Постмодерн говорит: нет истины, нет центра, нет подлинного я. Только маски, интерфейсы и косплей. Но возникает вопрос: если всё игра, то кто играет? Кто сидит за пультом твоей идентичности, выбирая аватары, темы, убеждения? Люди начинают чувствовать усталость. От иронии, от фрагментации, от бесконечной самопрезентации. Возникает тяга к подлинности, к чему-то, что настоящее не потому, что сказали, а потому что чувствуется.
В постмодерне нет ответа на вопрос «Зачем?». Только «Почему бы и нет?». Это удобно. Это даже весело. Но в какой-то момент человек просыпается, смотрит на свой глянцевый аватар и понимает, что он вообще не знает, кто он.
Мы живём в мире, где всё уже было. Где каждый символ – это ремикс. Где каждый жест – это отсылка. Где каждое слово – это фрагмент чужого текста, на который поставили новый хэштег. Мир постмодерна– это гиперрынок смыслов, где ничто не стоит дольше, чем мем держится на тренде.
И в этом – и проклятие, и свобода.
Мы можем быть кем угодно. Но так легко потерять того, кто вообще задавал вопрос. Мы можем говорить на любом языке. Но часто забываем, зачем вообще начали разговор. Мы смеёмся над всем, и иногда не замечаем, что просто боимся заплакать.

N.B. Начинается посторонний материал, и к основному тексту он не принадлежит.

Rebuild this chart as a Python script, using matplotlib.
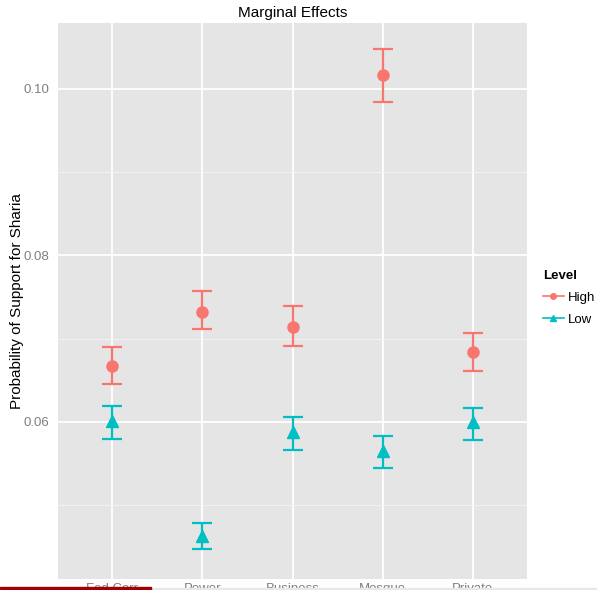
import matplotlib.pyplot as plt
from matplotlib.lines import Line2D
from matplotlib.patches import Rectangle

plt.rcParams['font.family'] = ['Liberation Sans', 'DejaVu Sans']

categories = ['Fed Corr', 'Power', 'Business', 'Mosque', 'Private']

high = [0.0667, 0.0732, 0.0714, 0.1017, 0.0684]
high_lo = [0.0646, 0.0711, 0.0691, 0.0984, 0.0661]
high_hi = [0.0690, 0.0757, 0.0739, 0.1048, 0.0707]

low = [0.0601, 0.0463, 0.0588, 0.0565, 0.0600]
low_lo = [0.0580, 0.0447, 0.0566, 0.0545, 0.0578]
low_hi = [0.0619, 0.0479, 0.0606, 0.0583, 0.0617]

red = '#F8766D'
teal = '#00BFC4'

fig = plt.figure(figsize=(5.97, 5.90), dpi=100)
ax = fig.add_axes([58 / 597, 1 - 578.5 / 590, 469 / 597, 555.5 / 590])
ax.set_facecolor('#E5E5E5')

x = list(range(len(categories)))
for vals, lo, hi, col, mk, ms in [(high, high_lo, high_hi, red, 'o', 8),
                                   (low, low_lo, low_hi, teal, '^', 8.5)]:
    err = [[v - l for v, l in zip(vals, lo)], [h - v for v, h in zip(vals, hi)]]
    ax.errorbar(x, vals, yerr=err, fmt=mk, color=col, ms=ms, elinewidth=1.6,
                capsize=7, capthick=1.6, zorder=3)

ax.set_xlim(-0.6, 4.6)
ax.set_ylim(0.0412, 0.1079)
ax.set_xticks(x)
ax.set_xticklabels(categories)
ax.set_yticks([0.06, 0.08, 0.10])
ax.set_yticklabels(['0.06', '0.08', '0.10'])
ax.set_yticks([0.05, 0.07, 0.09], minor=True)
ax.grid(True, which='major', color='white', linewidth=1.3, zorder=0)
ax.grid(True, which='minor', axis='y', color='#F2F2F2', linewidth=0.7, zorder=0)
ax.set_axisbelow(True)
for s in ax.spines.values():
    s.set_visible(False)
ax.tick_params(which='both', length=0, colors='#7F7F7F', labelsize=9.5, pad=6)
ax.tick_params(axis='x', pad=3)

ax.set_title('Marginal Effects', fontsize=11, pad=4)
ax.set_ylabel('Probability of Support for Sharia', fontsize=11, labelpad=0)

handles = [Line2D([], [], color=red, marker='o', ms=4, lw=1.2),
           Line2D([], [], color=teal, marker='^', ms=4.5, lw=1.2)]
leg = ax.legend(handles, ['High', 'Low'], title='Level', loc='center left',
                bbox_to_anchor=(1.0, 0.505), frameon=False, fontsize=9.5,
                handlelength=1.6, handletextpad=0.3, labelspacing=0.75,
                borderaxespad=0.8)
leg.get_title().set_fontweight('bold')
leg.get_title().set_fontsize(9.5)
leg._legend_box.align = 'left'

fig.add_artist(Rectangle((0, 0), 1, 2 / 590, color='#E8E8E8',
                         transform=fig.transFigure, zorder=10))
fig.add_artist(Rectangle((0, 0), 151 / 597, 3 / 590, color='#A00000',
                         transform=fig.transFigure, zorder=11))

fig.savefig('out.png', dpi=100)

Постмодерн дал нам зеркало, в котором отражается не лицо, а набор фильтров. Он отучил нас верить, но и освободил от догм. Он разрушил великие нарративы, но и дал нам возможность собрать свои собственные. Пусть из обрывков, пусть на коленке, пусть без гарантии подлинности, но всё равно наши.
Может быть, в этом и есть истина постмодерна. Он не отрицает смыслов – он просто говорит, что их нужно искать не на небесах, не в готовых системах, а в себе. Даже если этот «себя» всего лишь очередной симулякр, за которым пустота. Пустота – это тишина перед словом. Это страница перед текстом.
Но будь осторожен в восстании против постмодерна. Когда-то бунт был криком души, актом отчаяния. Сегодня – это стиль. Бунт – это линейка одежды, NFT-серия, подкаст о внутреннем протесте, съёмка в ч/б на фоне разрушенной электростанции. Эстетика анархии зафиксирована в Pinterest, вдохновляет дизайнеров, продаёт одежду.
Мы живём в мире, где даже отказ от системы стал частью системы. Любой протест мгновенно превращается в жанр. Виртуальный кулак можно поставить на аватар, не рискуя ни одним реальным пальцем. Ты против корпораций? Отлично. Вот тебе капсульная коллекция одежды с лозунгами против корпораций. Купи, носи, будь свободен – за 99$. Ты за свободу слова? Пиши посты, но помни: алгоритм лучше знает сколько слов – это слишком. Ты хочешь разрушить систему? Окей, загрузи приложение, оформи подписку, и система предоставит тебе доступ к бунту в Full HD.
И всё это работает. Никто не дергается. Никто не удивлён. Потому что сопротивление стало формой участия. Потому что даже отрицание теперь в рамках спектакля.
Хочешь понять правду постмодерна? Посмотри на его искусство.
В постмодернистской литературе автор – это не гений, а шут. Герой – не личность, а функция передачи нужных слов. Сюжет – не развитие, а игра с ожиданиями читателя. Ирония тут не просто средство – это основной строительный материал. Даже сейчас ты читаешь книгу, в которой заявлено, что героем можешь стать ты и даже самим автором. Улавливаешь степень метаироинии? Борхес пишет лабиринты, в которых читатель теряет ориентацию. Пинчон создаёт романы, в которых ты не уверен, что вообще читаешь роман. Умберто Эко – профессор, замаскированный под шутника, который одновременно смеётся над смыслами и выстраивает их, как сложную фреску из шуток, цитат и философии. Это литература, которая читает саму себя. Она не хочет погрузить в мир – она хочет, чтобы ты понял: никакого мира нет, есть только текст.
Кино постмодерна – это когда у героя в середине сюжета начинается флешбек, который оказывается трейлером к другому фильму, который снял его брат-близнец в параллельной реальности. Квентин Тарантино в «Криминальном чтиве» не просто рассказывает историю – он срывает монтажную логику, подаёт насилие как поп-арт и диалоги как стендап. Дэвид Линч – это шаман постмодернизма, он не объясняет, он погружает. Ты не смотришь «Малхолланд Драйв» – ты в нём растворяешься, как сахар в кислоте. Ларс фон Триер – грубый и честный, он снимает кино, которое осознаёт собственную жестокость, и с удовольствием наблюдает, как зритель корчится от дискомфорта.